2) L’initiative de Bridgetown vise à réformer le système financier mondial
Elle vise la refonte du système financier mondial pour que les pays pauvres n’aient plus à choisir entre rembourser leur dette et investir dans la transition énergétique et l’adaptation au changement climatique. Une initiative de lancer un groupe des sages de haut niveau sur les financements innovants pour le climat regroupant des organismes comme le FMI, la Banque mondiale et l’OCDE, a été approuvée lors de la COP. Il devra faire des recommandations sur des solutions concrètes d’ici le printemps prochain. Et Emmanuel Macron a annoncé la tenue en juin 2023 à Paris d’une conférence internationale sur un nouveau pacte financier avec le Sud, avec le souhait de "créer les conditions d’un véritable choc de financement vers le Sud".

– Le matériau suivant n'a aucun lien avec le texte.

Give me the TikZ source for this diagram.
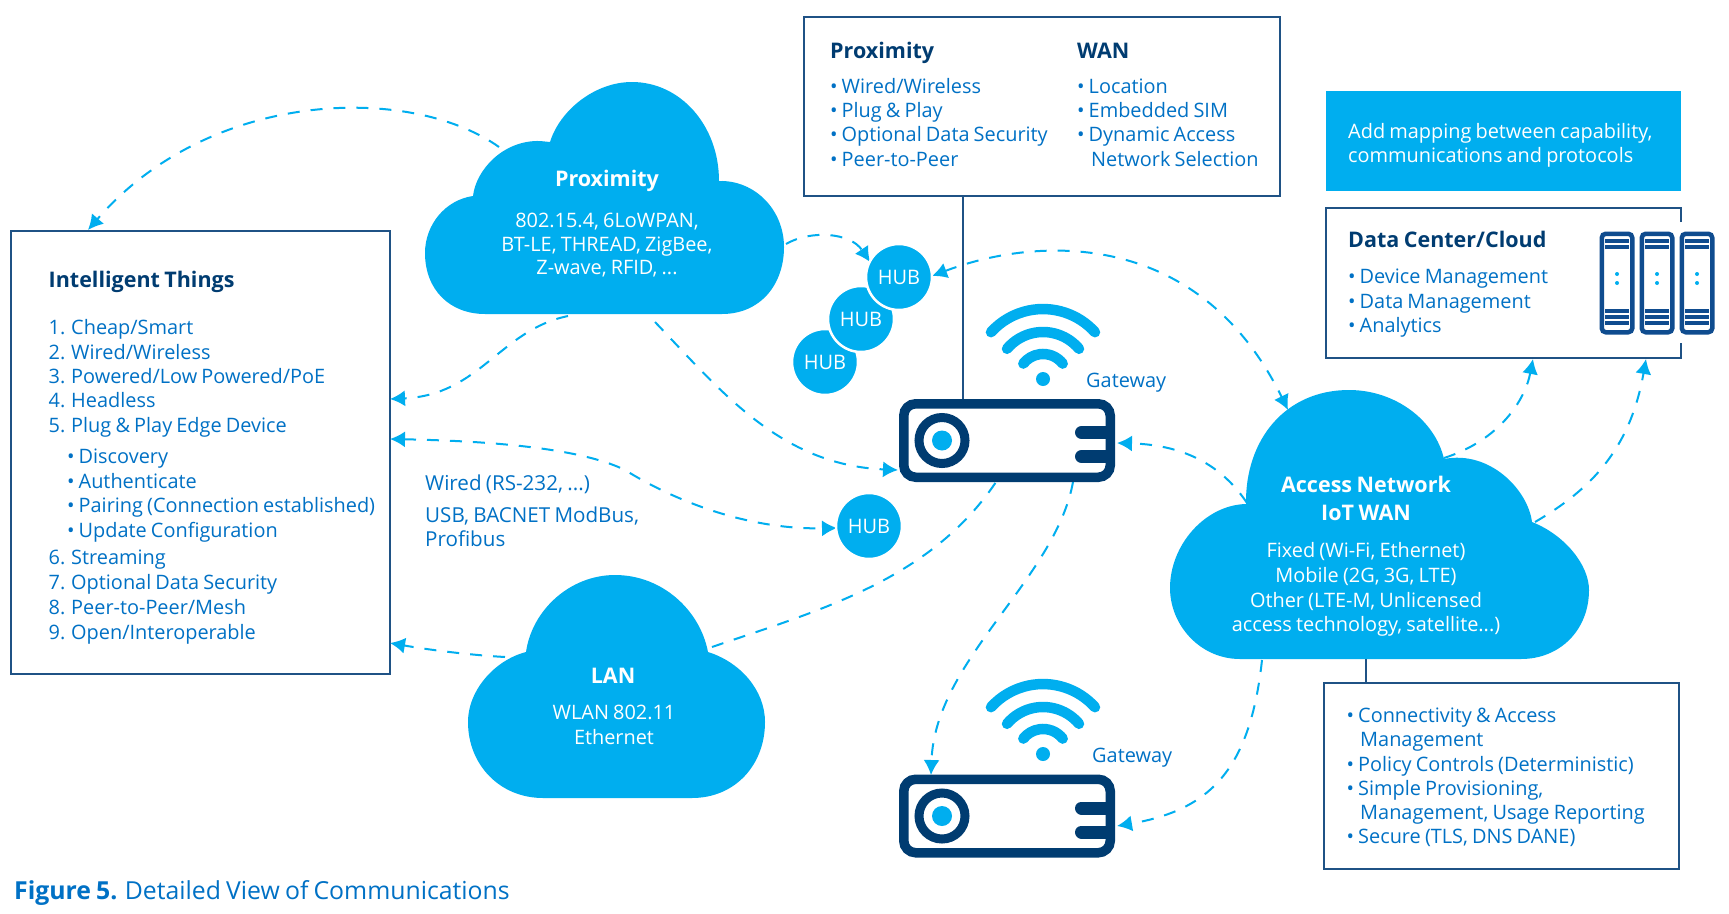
\documentclass[tikz,border=0pt]{standalone}
\usepackage{fontspec}
\setmainfont[WordSpace=0.8]{Open Sans}
\usetikzlibrary{arrows.meta}
\definecolor{sky}{HTML}{00AEEF}
\definecolor{navy}{HTML}{003C71}
\definecolor{edge}{HTML}{1F5285}
\definecolor{ink}{HTML}{0071C5}
\definecolor{rack}{HTML}{0F4C8F}
\newcounter{tl}
\newcommand\tline[4]{\stepcounter{tl}\node[#1] (tl\arabic{tl}) at (#2,#3) {#4};}
\newcommand\bul[1]{\makebox[11.5pt][l]{•}#1}
\newcommand\wifiicon[3]{%
  \begin{scope}[shift={(#2,#3)}]
    \fill[sky] (0,0) ellipse [x radius=7pt,y radius=7pt];
    \draw[wave] (52,-46.8) arc[start angle=42,end angle=138,radius=70pt];
    \draw[wave] (36,-30.2) arc[start angle=40,end angle=140,radius=47pt];
    \draw[wave] (19.7,-15.4) arc[start angle=38,end angle=142,radius=25pt];
    \coordinate (#1) at (0,0);
  \end{scope}}
\newcommand\gatewayicon[3]{%
  \node[gwbox] (#1) at (#2,#3) {};
  \begin{scope}[shift={(#2,#3)}]
    \draw[navy,line width=9pt,fill=white] (-65,0) circle [radius=23pt];
    \fill[sky] (-65,0) circle [radius=10pt];
    \draw[navy,line width=13pt,line cap=round] (74.5,-8) -- (99,-8);
    \draw[navy,line width=13pt,line cap=round] (74.5,16) -- (99,16);
  \end{scope}}
\newcommand\servericon[2]{%
  \begin{scope}[shift={(#2,232)}]
    \node[rackbox] (#1) at (17,51) {};
    \foreach \sy in {9,15,79,85,91}{\draw[rack,line width=3.5pt] (5,\sy) -- (29,\sy);}
    \fill[sky] (17,42) circle [radius=2pt] (17,51) circle [radius=2pt];
  \end{scope}}
\tikzset{
  wave/.style={sky,line width=10.5pt,line cap=round},
  gwbox/.style={draw=navy,line width=9.5pt,rounded corners=12pt,fill=white,minimum width=206.5pt,minimum height=73.5pt,inner sep=0pt},
  rackbox/.style={draw=rack,line width=4.5pt,rounded corners=4pt,minimum width=30.5pt,minimum height=98.5pt,inner sep=0pt},
  panel/.style={draw=edge,line width=2pt,fill=white,inner sep=0pt},
  hubnode/.style={circle,fill=sky,draw=white,line width=2.5pt,minimum size=66pt,inner sep=0pt,text=white,font=\fontsize{20}{24}\selectfont},
  flow/.style={sky,line width=2pt,dash pattern=on 12pt off 11pt},
  tip/.style={-{Latex[length=15pt,width=16pt]}},
  twotip/.style={{Latex[length=15pt,width=16pt]}-{Latex[length=15pt,width=16pt]}},
  body/.style={anchor=base west,inner sep=0pt,text=ink,font=\fontsize{19.9}{24}\selectfont},
  head/.style={anchor=base west,inner sep=0pt,text=navy,font=\fontsize{21.5}{26}\selectfont\bfseries},
  wiredtext/.style={anchor=base west,inner sep=0pt,text=ink,font=\fontsize{20.6}{24}\selectfont},
  cloudtext/.style={anchor=base,inner sep=0pt,text=white,font=\fontsize{19.9}{24}\selectfont},
  cloudhead/.style={anchor=base,inner sep=0pt,text=white,font=\fontsize{21.5}{26}\selectfont\bfseries},
  whiteleft/.style={anchor=base west,inner sep=0pt,text=white,font=\fontsize{19.9}{24}\selectfont},
}
\begin{document}
\begin{tikzpicture}[x=1pt,y=-1pt]
\useasboundingbox (0,0) rectangle (1729,913);
\fill[white] (0,0) rectangle (1729,913);

% panels
\node[panel,minimum width=378.5pt,minimum height=443pt] (things) at (200.25,452.5) {};
\node[panel,minimum width=476pt,minimum height=179pt] (radio) at (1042,106.5) {};
\node[fill=sky,inner sep=0pt,minimum width=355pt,minimum height=100pt] (note) at (1503.5,141) {};
\node[panel,minimum width=355pt,minimum height=186pt] (access) at (1501.5,776) {};
\coordinate (dcne) at (1681,222);
\coordinate (dcse) at (1681,343);
\draw[edge,line width=2pt] (dcne) -- (1681,208) -- (1326,208) -- (1326,358) -- (1681,358) -- (dcse);

% named free ends of the connectors
\coordinate (pA) at (499,147);  \coordinate (pB) at (786,244);
\coordinate (pC) at (568,316);  \coordinate (pD) at (655,322);
\coordinate (lanR) at (712,647); \coordinate (lanL) at (505,657);
\coordinate (awA) at (1262,660); \coordinate (awB) at (1247,503);
\coordinate (awC) at (1444,458); \coordinate (awD) at (1535,522);
\coordinate (awE) at (1288,410);
\coordinate (thTop) at (88,230); \coordinate (thA) at (390,399);
\coordinate (thB) at (390,439);  \coordinate (thC) at (390,643);
\coordinate (dcA) at (1533,359); \coordinate (dcB) at (1646,359);
\coordinate (gaL) at (898,470);  \coordinate (gaR) at (1117,443);
\coordinate (gaB) at (996,482);  \coordinate (gaC) at (1073,482);
\coordinate (gbT) at (931,775);  \coordinate (gbR) at (1117,826);
\coordinate (gaLine) at (963,400);

% plain links
\draw[edge,line width=2pt] (gaLine |- radio.south) -- (gaLine);
\draw[edge,line width=2pt] (1366,655) -- (1366,683);

% dashed connectors
\draw[flow,tip] (pA) .. controls (410,84) and (210,89) .. (thTop);
\draw[flow,tip] (pB) .. controls (810,230) and (850,232) .. (870,262);
\draw[flow,tip] (pC) .. controls (500,330) and (480,395) .. (thA);
\draw[flow,tip] (pD) .. controls (720,390) and (780,465) .. (gaL);
\draw[flow,twotip] (thB) .. controls (490,441) and (580,448) .. (625,470) .. controls (665,495) and (740,530) .. (837,528);
\draw[flow] (lanR) .. controls (820,610) and (930,580) .. (gaB);
\draw[flow,tip] (lanL) .. controls (470,655) and (430,650) .. (thC);
\draw[flow,tip] (gaC) .. controls (1055,580) and (935,660) .. (gbT);
\draw[flow,tip] (awA) .. controls (1250,770) and (1210,810) .. (gbR);
\draw[flow,tip] (awB) .. controls (1225,470) and (1190,445) .. (gaR);
\draw[flow,twotip] (932,276) .. controls (1040,235) and (1200,230) .. (awE);
\draw[flow,tip] (awC) .. controls (1500,440) and (1525,400) .. (dcA);
\draw[flow,tip] (awD) .. controls (1590,490) and (1630,450) .. (dcB);

% clouds
\fill[sky] (485,314) .. controls (450,314) and (425,290) .. (425,253) .. controls (425,225) and (445,200) .. (473,196) .. controls (476,170) and (503,140) .. (540,141) -- (550,142) .. controls (560,110) and (595,82) .. (632,82) .. controls (680,82) and (719,125) .. (719,181) .. controls (755,180) and (784,210) .. (784,247) .. controls (784,285) and (760,314) .. (722,314) -- cycle;
\fill[sky] (543,798) .. controls (500,798) and (468,765) .. (468,722) .. controls (468,690) and (495,660) .. (526,652) .. controls (532,610) and (570,575) .. (615,575) .. controls (662,575) and (700,610) .. (708,652) .. controls (740,662) and (765,690) .. (765,722) .. controls (765,765) and (735,798) .. (692,798) -- cycle;
\fill[sky] (1240,659) .. controls (1200,659) and (1170,625) .. (1170,588) .. controls (1170,545) and (1205,505) .. (1246,504) .. controls (1245,440) and (1285,390) .. (1349,390) .. controls (1395,390) and (1435,420) .. (1444,459) .. controls (1490,450) and (1528,490) .. (1532,522) .. controls (1565,535) and (1589,565) .. (1589,590) .. controls (1589,630) and (1560,659) .. (1521,659) -- cycle;

% hubs
\node[hubnode] (hubC) at (825,362) {HUB};
\node[hubnode] (hubB) at (861,319) {HUB};
\node[hubnode] (hubA) at (899,277) {HUB};
\node[hubnode] (hubD) at (869,526) {HUB};

% gateways
\wifiicon{wifiA}{1043}{379}
\wifiicon{wifiB}{1043}{754}
\gatewayicon{gwA}{1007}{440.5}
\gatewayicon{gwB}{1007}{816}
\tline{body}{1086}{387}{Gateway}
\tline{body}{1092}{762}{Gateway}

% servers
\servericon{srvA}{1600}
\servericon{srvB}{1640}
\servericon{srvC}{1680}

% Intelligent Things
\tline{head}{48.5}{287}{Intelligent Things}
\tline{body}{48.5}{334}{1. Cheap/Smart}
\tline{body}{48.5}{359}{2. Wired/Wireless}
\tline{body}{48.5}{383}{3. Powered/Low Powered/PoE}
\tline{body}{48.5}{407}{4. Headless}
\tline{body}{48.5}{432}{5. Plug \& Play Edge Device}
\tline{body}{67}{463}{\bul{Discovery}}
\tline{body}{67}{488}{\bul{Authenticate}}
\tline{body}{67}{512}{\bul{Pairing (Connection established)}}
\tline{body}{67}{537}{\bul{Update Configuration}}
\tline{body}{48.5}{564}{6. Streaming}
\tline{body}{48.5}{589}{7. Optional Data Security}
\tline{body}{48.5}{614}{8. Peer-to-Peer/Mesh}
\tline{body}{48.5}{639}{9. Open/Interoperable}

% Proximity / WAN box
\tline{head}{830}{58}{Proximity}
\tline{head}{1077}{58}{WAN}
\tline{body}{830}{93}{\bul{Wired/Wireless}}
\tline{body}{830}{117}{\bul{Plug \& Play}}
\tline{body}{830}{141}{\bul{Optional Data Security}}
\tline{body}{830}{166}{\bul{Peer-to-Peer}}
\tline{body}{1077}{93}{\bul{Location}}
\tline{body}{1077}{117}{\bul{Embedded SIM}}
\tline{body}{1077}{141}{\bul{Dynamic Access}}
\tline{body}{1091}{166}{Network Selection}

% note
\tline{whiteleft}{1348}{138}{Add mapping between capability,}
\tline{whiteleft}{1348}{162}{communications and protocols}

% data center
\tline{head}{1348}{247}{Data Center/Cloud}
\tline{body}{1348}{283}{\bul{Device Management}}
\tline{body}{1348}{308}{\bul{Data Management}}
\tline{body}{1348}{332}{\bul{Analytics}}

% access box
\tline{body}{1346.5}{722}{\bul{Connectivity \& Access}}
\tline{body}{1360}{746}{Management}
\tline{body}{1346.5}{771}{\bul{Policy Controls (Deterministic)}}
\tline{body}{1346.5}{795}{\bul{Simple Provisioning,}}
\tline{body}{1360}{819}{Management, Usage Reporting}
\tline{body}{1346.5}{843}{\bul{Secure (TLS, DNS DANE)}}

% cloud labels
\tline{cloudhead}{607}{186}{Proximity}
\tline{cloudtext}{607}{227}{802.15.4, 6LoWPAN,}
\tline{cloudtext}{607}{251}{BT-LE, THREAD, ZigBee,}
\tline{cloudtext}{607}{274}{Z-wave, RFID, ...}
\tline{cloudhead}{613}{683}{LAN}
\tline{cloudtext}{614}{719}{WLAN 802.11}
\tline{cloudtext}{614}{744}{Ethernet}
\tline{cloudhead}{1366}{492}{Access Network}
\tline{cloudhead}{1366}{520}{IoT WAN}
\tline{cloudtext}{1366}{557}{Fixed (Wi-Fi, Ethernet)}
\tline{cloudtext}{1366}{582}{Mobile (2G, 3G, LTE)}
\tline{cloudtext}{1366}{607}{Other (LTE-M, Unlicensed}
\tline{cloudtext}{1366}{631}{access technology, satellite...)}

% wired labels
\tline{wiredtext}{425}{490}{Wired (RS-232, ...)}
\tline{wiredtext}{425}{522}{USB, BACNET ModBus,}
\tline{wiredtext}{425}{546}{Profibus}

% caption
\tline{anchor=base west,inner sep=0pt,text=ink,font=\fontsize{24.8}{30}\selectfont}{14}{899}{\textbf{Figure 5.} Detailed View of Communications}
\end{tikzpicture}
\end{document}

3) Un bouclier mondial contre les risques climatiques mobilise 210 millions d’euros
Le 14 novembre, le V20 (le groupe des pays les plus vulnérables) et le G7 ont annoncé le lancement du Bouclier mondial contre les risques climatiques (Global Shield en anglais). Il vise à aider les populations à financer les impacts du réchauffement via un "financement pré-organisé" qui peut être déboursé avant ou juste après une catastrophe climatique. Cela inclut en particulier des systèmes d’assurance contre les dégâts causés aux récoltes, aux bâtiments ou contre l’interruption d’activités d’une entreprise. Doté de 210 millions d’euros, il bénéficiera à un premier groupe de pays incluant Bangladesh, Costa Rica, Fiji, Ghana, Pakistan, Philippines et Sénégal. Présenté par l’Allemagne, à la tête du G7, comme une des réponses aux pertes et dommages, ce bouclier ne fait pas l’unanimité auprès de la société civile et ne saurait remplacer la création d’un nouveau mécanisme dédié, qui fait toujours l’objet de discussions.
4) Un nouveau partenariat pour une transition énergétique juste a été signé avec l’Indonésie
Lancés à la COP26, les partenariats pour une transition énergétique juste (JETP) font des émules. L’an dernier, l’Afrique du Sud avait inauguré le principe. Les États-Unis, la Grande-Bretagne et l’Union européenne s’étaient engagés à lui verser 8,5 milliards de dollars pour l’aider à décarboner plus rapidement son secteur de l’électricité, aujourd’hui produite à 80% à partir de charbon. Lors du G20 de Bali, un nouveau JETP a été annoncé entre l’Indonésie et un groupe de pays incluant les États-Unis et le Japon, pour un montant de 20 milliards de dollars, soit probablement le plus important financement climatique jamais réalisé. En retour, le pays, parmi les plus importants émetteurs au monde, s’engage à fermer ses centrales au charbon et à avancer de sept ans, en 2030, le pic d’émissions du secteur. Le Royaume-Uni et le Vietnam devraient à leur tour signer un JETP d’ici la fin de l’année.
A la suite de sa participation, IED Afrique retient comme leçon majeure que "Les gouvernements se sont mis d’accord à la COP27 pour financer une partie des dégâts causés par le changement climatique, mais ne sont pas prêt à limiter ces dégâts en réduisant davantage les émissions de gaz à effet de serre et l’usage des énergies fossiles".